**WHAT IS NEEDED:**
Pictures stay out of this copy, which runs from the first line of the material through the line containing "from bokeh.resources import INLINE".

========

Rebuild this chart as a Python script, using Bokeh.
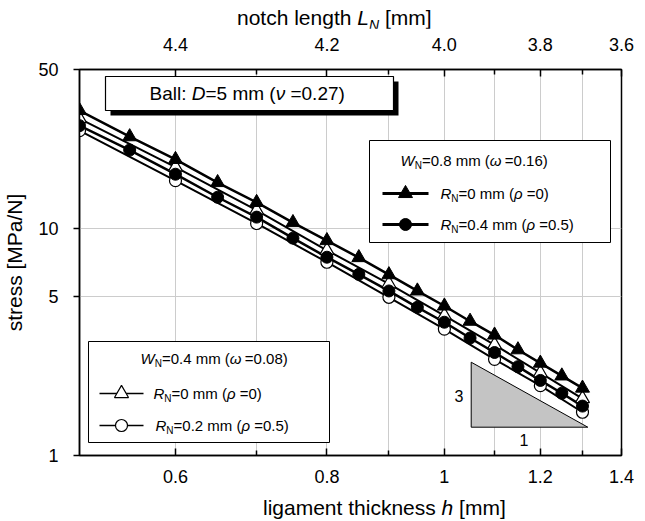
from bokeh.plotting import figure
from bokeh.models import FixedTicker, CustomJSTickFormatter, LogAxis, Label, Div
from bokeh.layouts import column
from bokeh.embed import file_html
from bokeh.resources import INLINE

# ---------------- data ----------------
h_fine = [0.50, 0.55, 0.60, 0.65, 0.70, 0.75, 0.80, 0.85, 0.90, 0.95,
          1.00, 1.05, 1.10, 1.15, 1.20, 1.25, 1.30]
stress_w08_r0 = [33.0, 25.3, 20.1, 15.9, 13.0, 10.6, 8.83, 7.43, 6.25, 5.30,
                 4.55, 3.90, 3.39, 2.92, 2.55, 2.24, 1.98]
stress_w08_r04 = [28.3, 22.1, 17.3, 13.7, 11.2, 9.05, 7.46, 6.27, 5.30, 4.49,
                  3.86, 3.29, 2.84, 2.46, 2.14, 1.88, 1.65]
h_coarse = [0.5, 0.6, 0.7, 0.8, 0.9, 1.0, 1.1, 1.2, 1.3]
stress_w04_r0 = [30.4, 18.6, 12.0, 8.0, 5.7, 4.13, 3.07, 2.31, 1.78]
stress_w04_r02 = [26.9, 16.2, 10.5, 7.09, 4.97, 3.60, 2.65, 2.03, 1.55]

x_major = [0.6, 0.8, 1.0, 1.2, 1.4]
x_minor = [0.7, 0.9, 1.1, 1.3]
x_grid = [0.6, 0.7, 0.8, 0.9, 1.0, 1.1, 1.2, 1.3]
y_major = [1, 5, 10, 50]
y_grid = [5, 10]
notch_total = 5.0   # L_N = 5 - h
X_RANGE = (0.5, 1.4)
Y_RANGE = (1, 50)

FONT = "Liberation Sans"

# ---------------- layout (image px) ----------------
FL, FR, FTOP, FB = 79, 621, 69, 455
TOP_DIV_H = 28
BOT_DIV_H = 26
BORDER_TOP = FTOP - TOP_DIV_H
BORDER_BOTTOM = 38
BORDER_RIGHT = 15
FIG_W = FR + BORDER_RIGHT
TRI_SIZE = 14
CIRC_SIZE = 12


def dx(px):
    return X_RANGE[0] * (X_RANGE[1] / X_RANGE[0]) ** ((px - FL) / (FR - FL))


def dy(py):
    return Y_RANGE[0] * (Y_RANGE[1] / Y_RANGE[0]) ** ((FB - py) / (FB - FTOP))


WID = {' ': 278, '.': 278, '=': 584, '(': 333, ')': 333, '[': 278, ']': 278,
       ':': 278, '/': 278, 'a': 556, 'b': 556, 'c': 500, 'd': 556, 'e': 556,
       'g': 556, 'h': 556, 'i': 222, 'k': 500, 'l': 222, 'm': 833, 'n': 556,
       'o': 556, 's': 500, 't': 278, 'r': 333, 'B': 667, 'D': 722, 'L': 556,
       'M': 833, 'N': 722, 'P': 667, 'R': 722, 'W': 944,
       '\u03c9': 720, '\u03bd': 500, '\u03c1': 570}


def tw(s, size):
    return sum(WID.get(c, 556) for c in s) * size / 1000.0


p = figure(x_axis_type="log", y_axis_type="log", x_range=X_RANGE, y_range=Y_RANGE,
           frame_width=FR - FL, frame_height=FB - FTOP,
           min_border_left=FL, min_border_right=BORDER_RIGHT,
           min_border_top=BORDER_TOP, min_border_bottom=BORDER_BOTTOM,
           output_backend="svg", toolbar_location=None)
p.background_fill_color = "white"
p.border_fill_color = "white"
p.outline_line_color = "black"
p.outline_line_width = 1.5


def rich(px, py, pieces):
    x = px
    for txt, size, style, off in pieces:
        sp = WID[' '] * size / 1000.0
        lead = len(txt) - len(txt.lstrip(' '))
        core = txt.strip(' ')
        trail = len(txt) - lead - len(core)
        x += lead * sp
        p.add_layout(Label(x=dx(x), y=dy(py + off), text=core, text_font=FONT,
                           text_font_size=f"{size}px", text_font_style=style,
                           text_align="left", text_baseline="middle",
                           text_color="black"))
        x += tw(core, size) + trail * sp


# ---------------- axes ----------------
p.xaxis.ticker = FixedTicker(ticks=x_major, minor_ticks=x_minor)
p.xaxis.formatter = CustomJSTickFormatter(code="return String(Number(tick.toFixed(1)))")
p.yaxis.ticker = FixedTicker(ticks=y_major)
p.yaxis.formatter = CustomJSTickFormatter(code="return tick.toFixed(0)")
p.xgrid.ticker = FixedTicker(ticks=x_grid)
p.ygrid.ticker = FixedTicker(ticks=y_grid)
p.grid.grid_line_color = "#cccccc"
p.grid.grid_line_width = 1

for ax in p.xaxis:
    ax.major_tick_in = 7
    ax.major_tick_out = 0
    ax.minor_tick_in = 5
    ax.minor_tick_out = 0
    ax.major_label_standoff = 14
for ax in p.yaxis:
    ax.major_tick_in = 0
    ax.major_tick_out = 6
    ax.minor_tick_line_color = None
    ax.major_label_standoff = 15
    ax.axis_label = "stress [MPa/N]"
    ax.axis_label_standoff = 9
    ax.axis_label_text_font = FONT
    ax.axis_label_text_font_size = "21px"
    ax.axis_label_text_font_style = "normal"
    ax.axis_label_text_color = "black"

top = LogAxis(ticker=FixedTicker(ticks=x_major, minor_ticks=x_minor),
              formatter=CustomJSTickFormatter(args=dict(total=notch_total),
                                              code="return (total - tick).toFixed(1)"))
top.major_tick_in = 7
top.major_tick_out = 0
top.minor_tick_in = 5
top.minor_tick_out = 0
top.major_label_standoff = 19
p.add_layout(top, "above")

for ax in list(p.xaxis) + list(p.yaxis) + [top]:
    ax.axis_line_color = "black"
    ax.axis_line_width = 1.5
    ax.major_tick_line_color = "black"
    ax.major_tick_line_width = 1.5
    ax.minor_tick_line_width = 1.5
    ax.major_label_text_font = FONT
    ax.major_label_text_font_size = "18px"
    ax.major_label_text_color = "black"

# ---------------- data series ----------------
p.line(h_coarse, stress_w04_r02, line_color="black", line_width=2)
p.line(h_coarse, stress_w04_r0, line_color="black", line_width=2)
p.line(h_fine, stress_w08_r04, line_color="black", line_width=2.5)
p.line(h_fine, stress_w08_r0, line_color="black", line_width=2.5)

p.scatter(h_coarse, stress_w04_r02, marker="circle", size=CIRC_SIZE, fill_color="white",
          line_color="black", line_width=1.2)
p.scatter(h_coarse, stress_w04_r0, marker="triangle", size=TRI_SIZE, fill_color="white",
          line_color="black", line_width=1.2)
p.scatter(h_fine, stress_w08_r04, marker="circle", size=CIRC_SIZE, fill_color="black",
          line_color="black")
p.scatter(h_fine, stress_w08_r0, marker="triangle", size=TRI_SIZE, fill_color="black",
          line_color="black")

# ---------------- slope triangle ----------------
tri_px_x = [470.7, 470.7, 587.3]
tri_px_y = [361.7, 426.7, 426.7]
p.patch([dx(v) for v in tri_px_x], [dy(v) for v in tri_px_y], fill_color="#c4c4c4",
        line_color="black", line_width=1)
rich(454, 395, [("3", 16, "normal", 0)])
rich(519, 439, [("1", 16, "normal", 0)])

# ---------------- "Ball" box ----------------
p.quad(left=dx(110), right=dx(398), top=dy(81), bottom=dy(115), fill_color="black",
       line_color=None)
p.quad(left=dx(105), right=dx(393), top=dy(76), bottom=dy(110), fill_color="white",
       line_color="black", line_width=1.2)
rich(149, 93, [("Ball: ", 19, "normal", 0), ("D", 19, "italic", 0),
               ("=5 mm (", 19, "normal", 0), ("\u03bd", 19, "italic", 0),
               (" =0.27)", 19, "normal", 0)])

# ---------------- upper legend ----------------
p.quad(left=dx(369), right=dx(610), top=dy(140), bottom=dy(242), fill_color="white",
       line_color="black", line_width=1)
rich(400, 160, [("W", 15, "italic", 0), ("N", 10, "normal", 5),
                ("=0.8 mm (", 15, "normal", 0), ("\u03c9", 15, "italic", 0),
                (" =0.16)", 15, "normal", 0)])
p.line([dx(382), dx(428)], [dy(193), dy(193)], line_color="black", line_width=3)
p.scatter([dx(405)], [dy(193)], marker="triangle", size=TRI_SIZE, fill_color="black",
          line_color="black")
rich(440, 193, [("R", 15, "italic", 0), ("N", 10, "normal", 5),
                ("=0 mm (", 15, "normal", 0), ("\u03c1", 15, "italic", 0),
                (" =0)", 15, "normal", 0)])
p.line([dx(382), dx(428)], [dy(224), dy(224)], line_color="black", line_width=3)
p.scatter([dx(405)], [dy(224)], marker="circle", size=CIRC_SIZE, fill_color="black",
          line_color="black")
rich(440, 224, [("R", 15, "italic", 0), ("N", 10, "normal", 5),
                ("=0.4 mm (", 15, "normal", 0), ("\u03c1", 15, "italic", 0),
                (" =0.5)", 15, "normal", 0)])

# ---------------- lower legend ----------------
p.quad(left=dx(88), right=dx(329), top=dy(341), bottom=dy(442), fill_color="white",
       line_color="black", line_width=1)
rich(140, 358, [("W", 15, "italic", 0), ("N", 10, "normal", 5),
                ("=0.4 mm (", 15, "normal", 0), ("\u03c9", 15, "italic", 0),
                (" =0.08)", 15, "normal", 0)])
p.line([dx(99), dx(143)], [dy(393), dy(393)], line_color="black", line_width=1.5)
p.scatter([dx(121)], [dy(393)], marker="triangle", size=TRI_SIZE, fill_color="white",
          line_color="black", line_width=1.2)
rich(153, 393, [("R", 15, "italic", 0), ("N", 10, "normal", 5),
                ("=0 mm (", 15, "normal", 0), ("\u03c1", 15, "italic", 0),
                (" =0)", 15, "normal", 0)])
p.line([dx(99), dx(143)], [dy(425), dy(425)], line_color="black", line_width=1.5)
p.scatter([dx(121)], [dy(425)], marker="circle", size=CIRC_SIZE, fill_color="white",
          line_color="black", line_width=1.2)
rich(155, 425, [("R", 15, "italic", 0), ("N", 10, "normal", 5),
                ("=0.2 mm (", 15, "normal", 0), ("\u03c1", 15, "italic", 0),
                (" =0.5)", 15, "normal", 0)])

# ---------------- axis titles as HTML text ----------------
title_style = ("font-family:'Liberation Sans'; font-size:21px; color:black; "
               "white-space:nowrap; line-height:28px;")
top_div = Div(text=(f'<div style="{title_style} margin:4px 0 0 237px;">'
                    'notch length <i>L</i><sub style="font-size:14px; font-style:italic;">N</sub> [mm]</div>'),
              width=FIG_W, height=TOP_DIV_H, margin=0)
bot_div = Div(text=(f'<div style="{title_style} margin:1px 0 0 263px;">'
                    'ligament thickness <i>h</i> [mm]</div>'),
              width=FIG_W, height=BOT_DIV_H, margin=0)

layout = column(top_div, p, bot_div, spacing=0)
open("out.html", "w").write(file_html(layout, INLINE))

========

**FULL SOLUTION:**
Rebuild this chart as a Python script, using Bokeh.
from bokeh.plotting import figure
from bokeh.models import FixedTicker, CustomJSTickFormatter, LogAxis, Label, Div
from bokeh.layouts import column
from bokeh.embed import file_html
from bokeh.resources import INLINE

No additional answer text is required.